_EXERCISE PROMPT_. Word for word, quote all of the material, omitting the pictures.

>> Start DATA PROVIDED

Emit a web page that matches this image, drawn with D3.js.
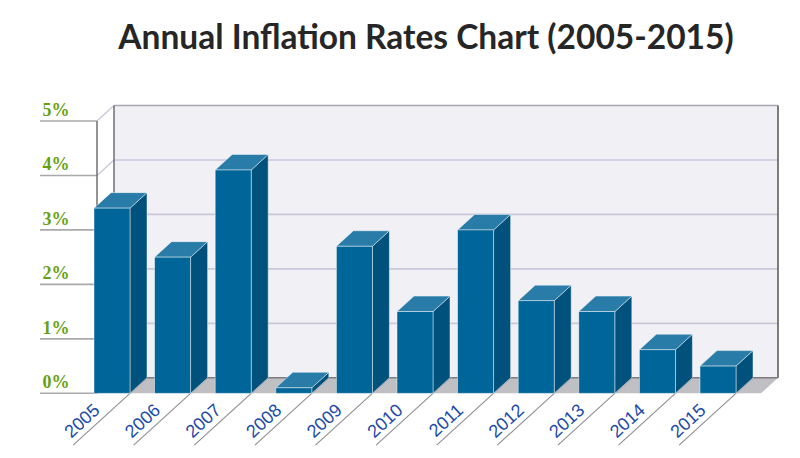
<!DOCTYPE html>
<html>
<head>
<meta charset="utf-8">
<script src="https://cdn.jsdelivr.net/npm/d3@7"></script>
<style>
  html, body { margin: 0; padding: 0; background: #ffffff; }
  svg { display: block; }
</style>
</head>
<body>
<svg id="chart" width="800" height="458"></svg>
<script>
// ---- data ----
const years = ["2005","2006","2007","2008","2009","2010","2011","2012","2013","2014","2015"];
const rates = [3.4, 2.5, 4.1, 0.1, 2.7, 1.5, 3.0, 1.7, 1.5, 0.8, 0.5];
const yTicks = [0, 1, 2, 3, 4, 5];
const yTickLabels = ["0%", "1%", "2%", "3%", "4%", "5%"];
const title = "Annual Inflation Rates Chart (2005-2015)";

// ---- layout ----
const frontLeft = 97, frontRight = 761;
const DX = 17, DY = -15.5;           // 3D depth offset
const yBottom = 393.3, yTop = 121;
const labelLeft = 40;

const svg = d3.select("#chart");

const y = d3.scaleLinear().domain([0, 5]).range([yBottom, yTop]);
const x = d3.scaleBand().domain(years).range([94, 736]).paddingInner(0.406).paddingOuter(0);
const bw = x.bandwidth();

// title
svg.append("text")
  .attr("x", 426).attr("y", 49)
  .attr("text-anchor", "middle")
  .style("font-family", "Lato, 'Open Sans', sans-serif")
  .style("font-weight", "bold")
  .style("font-size", "33.5px")
  .style("fill", "#262626")
  .text(title);

// back wall
svg.append("rect")
  .attr("x", frontLeft + DX).attr("y", y(5) + DY)
  .attr("width", frontRight - frontLeft)
  .attr("height", y(0) - y(5))
  .attr("fill", "#f0f0f5");

// grid lines (front stub, side diagonal, back)
const grid = svg.append("g");
yTicks.forEach((t) => {
  const yy = y(t);
  grid.append("line")
    .attr("x1", labelLeft).attr("x2", frontLeft)
    .attr("y1", yy).attr("y2", yy)
    .attr("stroke", "#a9a9ad").attr("stroke-width", 1.6);
  grid.append("line")
    .attr("x1", frontLeft).attr("x2", frontLeft + DX)
    .attr("y1", yy).attr("y2", yy + DY)
    .attr("stroke", "#c9c8d8").attr("stroke-width", 1.4);
  if (t > 0) {
    grid.append("line")
      .attr("x1", frontLeft + DX).attr("x2", frontRight + DX)
      .attr("y1", yy + DY).attr("y2", yy + DY)
      .attr("stroke", t === 5 ? "#a9a8b4" : "#c9c8d8").attr("stroke-width", 1.6);
  }
});

// floor
svg.append("polygon")
  .attr("points", [
    [frontLeft, y(0)], [frontRight, y(0)],
    [frontRight + DX, y(0) + DY], [frontLeft + DX, y(0) + DY]
  ].map(p => p.join(",")).join(" "))
  .attr("fill", "#c0bfc4");

// wall edges
svg.append("line")
  .attr("x1", frontLeft + DX).attr("x2", frontRight + DX)
  .attr("y1", y(0) + DY).attr("y2", y(0) + DY)
  .attr("stroke", "#7d7d80").attr("stroke-width", 1.5);
svg.append("line")
  .attr("x1", frontLeft).attr("x2", frontLeft)
  .attr("y1", y(5)).attr("y2", y(0))
  .attr("stroke", "#6f6f72").attr("stroke-width", 1.5);
svg.append("line")
  .attr("x1", frontLeft + DX).attr("x2", frontLeft + DX)
  .attr("y1", y(5) + DY).attr("y2", y(0) + DY)
  .attr("stroke", "#6f6f72").attr("stroke-width", 1.5);
svg.append("line")
  .attr("x1", frontRight + DX).attr("x2", frontRight + DX)
  .attr("y1", y(5) + DY).attr("y2", y(0) + DY)
  .attr("stroke", "#6f6f72").attr("stroke-width", 1.8);

// y tick labels
svg.append("g").selectAll("text")
  .data(yTicks)
  .join("text")
  .attr("x", 42.5)
  .attr("y", d => y(d) - 5)
  .style("font-family", "'Liberation Serif', 'DejaVu Serif', serif")
  .style("font-weight", "bold")
  .style("font-size", "18px")
  .style("fill", "#6b9f12")
  .text((d, i) => yTickLabels[i]);

// x tick lines & labels
const len = Math.hypot(DX, DY);
const ux = -DX / len, uy = -DY / len;    // towards viewer (down-left)
const nx = DY / len, ny = -DX / len;     // up-left normal
const ang = -Math.atan2(-DY, DX) * 180 / Math.PI;

const xg = svg.append("g");
years.forEach((yr) => {
  const px = x(yr) + bw + DX, py = y(0) + DY;
  xg.append("line")
    .attr("x1", px).attr("y1", py)
    .attr("x2", px + ux * 100).attr("y2", py + uy * 100)
    .attr("stroke", "#8e8e92").attr("stroke-width", 1.1);
  const tx = px + ux * 57 + nx * 6, ty = py + uy * 57 + ny * 6;
  xg.append("text")
    .attr("transform", `translate(${tx},${ty}) rotate(${ang})`)
    .attr("text-anchor", "end")
    .style("font-family", "'Liberation Sans', Arial, sans-serif")
    .style("font-size", "18px")
    .style("fill", "#1c4aa6")
    .text(yr);
});

// bars
const bars = svg.append("g").selectAll("g")
  .data(years.map((yr, i) => ({ yr, v: rates[i] })))
  .join("g");

bars.append("polygon")   // side
  .attr("points", d => {
    const x0 = x(d.yr) + bw, yt = y(d.v), yb = y(0);
    return [[x0, yt], [x0 + DX, yt + DY], [x0 + DX, yb + DY], [x0, yb]].map(p => p.join(",")).join(" ");
  })
  .attr("fill", "#00527c")
  .attr("stroke", "rgba(255,255,255,0.55)").attr("stroke-width", 0.8);

bars.append("polygon")   // top
  .attr("points", d => {
    const x0 = x(d.yr), yt = y(d.v);
    return [[x0, yt], [x0 + DX, yt + DY], [x0 + bw + DX, yt + DY], [x0 + bw, yt]].map(p => p.join(",")).join(" ");
  })
  .attr("fill", "#2a7ca8")
  .attr("stroke", "rgba(255,255,255,0.55)").attr("stroke-width", 0.8);

bars.append("rect")      // front
  .attr("x", d => x(d.yr))
  .attr("y", d => y(d.v))
  .attr("width", bw)
  .attr("height", d => y(0) - y(d.v))
  .attr("fill", "#006699")
  .attr("stroke", "rgba(255,255,255,0.55)").attr("stroke-width", 0.8);
</script>
</body>
</html>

>> End DATA PROVIDED

_EXPECTED ANSWER_.
Emit a web page that matches this image, drawn with D3.js.
<!DOCTYPE html>
<html>
<head>
<meta charset="utf-8">
<script src="https://cdn.jsdelivr.net/npm/d3@7"></script>
<style>
  html, body { margin: 0; padding: 0; background: #ffffff; }
  svg { display: block; }
</style>
</head>
<body>
<svg id="chart" width="800" height="458"></svg>
<script>
// ---- data ----
const years = ["2005","2006","2007","2008","2009","2010","2011","2012","2013","2014","2015"];
const rates = [3.4, 2.5, 4.1, 0.1, 2.7, 1.5, 3.0, 1.7, 1.5, 0.8, 0.5];
const yTicks = [0, 1, 2, 3, 4, 5];
const yTickLabels = ["0%", "1%", "2%", "3%", "4%", "5%"];
const title = "Annual Inflation Rates Chart (2005-2015)";

// ---- layout ----
const frontLeft = 97, frontRight = 761;
const DX = 17, DY = -15.5;           // 3D depth offset
const yBottom = 393.3, yTop = 121;
const labelLeft = 40;

const svg = d3.select("#chart");

const y = d3.scaleLinear().domain([0, 5]).range([yBottom, yTop]);
const x = d3.scaleBand().domain(years).range([94, 736]).paddingInner(0.406).paddingOuter(0);
const bw = x.bandwidth();

// title
svg.append("text")
  .attr("x", 426).attr("y", 49)
  .attr("text-anchor", "middle")
  .style("font-family", "Lato, 'Open Sans', sans-serif")
  .style("font-weight", "bold")
  .style("font-size", "33.5px")
  .style("fill", "#262626")
  .text(title);

// back wall
svg.append("rect")
  .attr("x", frontLeft + DX).attr("y", y(5) + DY)
  .attr("width", frontRight - frontLeft)
  .attr("height", y(0) - y(5))
  .attr("fill", "#f0f0f5");

// grid lines (front stub, side diagonal, back)
const grid = svg.append("g");
yTicks.forEach((t) => {
  const yy = y(t);
  grid.append("line")
    .attr("x1", labelLeft).attr("x2", frontLeft)
    .attr("y1", yy).attr("y2", yy)
    .attr("stroke", "#a9a9ad").attr("stroke-width", 1.6);
  grid.append("line")
    .attr("x1", frontLeft).attr("x2", frontLeft + DX)
    .attr("y1", yy).attr("y2", yy + DY)
    .attr("stroke", "#c9c8d8").attr("stroke-width", 1.4);
  if (t > 0) {
    grid.append("line")
      .attr("x1", frontLeft + DX).attr("x2", frontRight + DX)
      .attr("y1", yy + DY).attr("y2", yy + DY)
      .attr("stroke", t === 5 ? "#a9a8b4" : "#c9c8d8").attr("stroke-width", 1.6);
  }
});

// floor
svg.append("polygon")
  .attr("points", [
    [frontLeft, y(0)], [frontRight, y(0)],
    [frontRight + DX, y(0) + DY], [frontLeft + DX, y(0) + DY]
  ].map(p => p.join(",")).join(" "))
  .attr("fill", "#c0bfc4");

// wall edges
svg.append("line")
  .attr("x1", frontLeft + DX).attr("x2", frontRight + DX)
  .attr("y1", y(0) + DY).attr("y2", y(0) + DY)
  .attr("stroke", "#7d7d80").attr("stroke-width", 1.5);
svg.append("line")
  .attr("x1", frontLeft).attr("x2", frontLeft)
  .attr("y1", y(5)).attr("y2", y(0))
  .attr("stroke", "#6f6f72").attr("stroke-width", 1.5);
svg.append("line")
  .attr("x1", frontLeft + DX).attr("x2", frontLeft + DX)
  .attr("y1", y(5) + DY).attr("y2", y(0) + DY)
  .attr("stroke", "#6f6f72").attr("stroke-width", 1.5);
svg.append("line")
  .attr("x1", frontRight + DX).attr("x2", frontRight + DX)
  .attr("y1", y(5) + DY).attr("y2", y(0) + DY)
  .attr("stroke", "#6f6f72").attr("stroke-width", 1.8);

// y tick labels
svg.append("g").selectAll("text")
  .data(yTicks)
  .join("text")
  .attr("x", 42.5)
  .attr("y", d => y(d) - 5)
  .style("font-family", "'Liberation Serif', 'DejaVu Serif', serif")
  .style("font-weight", "bold")
  .style("font-size", "18px")
  .style("fill", "#6b9f12")
  .text((d, i) => yTickLabels[i]);

// x tick lines & labels
const len = Math.hypot(DX, DY);
const ux = -DX / len, uy = -DY / len;    // towards viewer (down-left)
const nx = DY / len, ny = -DX / len;     // up-left normal
const ang = -Math.atan2(-DY, DX) * 180 / Math.PI;

const xg = svg.append("g");
years.forEach((yr) => {
  const px = x(yr) + bw + DX, py = y(0) + DY;
  xg.append("line")
    .attr("x1", px).attr("y1", py)
    .attr("x2", px + ux * 100).attr("y2", py + uy * 100)
    .attr("stroke", "#8e8e92").attr("stroke-width", 1.1);
  const tx = px + ux * 57 + nx * 6, ty = py + uy * 57 + ny * 6;
  xg.append("text")
    .attr("transform", `translate(${tx},${ty}) rotate(${ang})`)
    .attr("text-anchor", "end")
    .style("font-family", "'Liberation Sans', Arial, sans-serif")
    .style("font-size", "18px")
    .style("fill", "#1c4aa6")
    .text(yr);
});

// bars
const bars = svg.append("g").selectAll("g")
  .data(years.map((yr, i) => ({ yr, v: rates[i] })))
  .join("g");

bars.append("polygon")   // side
  .attr("points", d => {
    const x0 = x(d.yr) + bw, yt = y(d.v), yb = y(0);
    return [[x0, yt], [x0 + DX, yt + DY], [x0 + DX, yb + DY], [x0, yb]].map(p => p.join(",")).join(" ");
  })
  .attr("fill", "#00527c")
  .attr("stroke", "rgba(255,255,255,0.55)").attr("stroke-width", 0.8);

bars.append("polygon")   // top
  .attr("points", d => {
    const x0 = x(d.yr), yt = y(d.v);
    return [[x0, yt], [x0 + DX, yt + DY], [x0 + bw + DX, yt + DY], [x0 + bw, yt]].map(p => p.join(",")).join(" ");
  })
  .attr("fill", "#2a7ca8")
  .attr("stroke", "rgba(255,255,255,0.55)").attr("stroke-width", 0.8);

bars.append("rect")      // front
  .attr("x", d => x(d.yr))
  .attr("y", d => y(d.v))
  .attr("width", bw)
  .attr("height", d => y(0) - y(d.v))
  .attr("fill", "#006699")
  .attr("stroke", "rgba(255,255,255,0.55)").attr("stroke-width", 0.8);
</script>
</body>
</html>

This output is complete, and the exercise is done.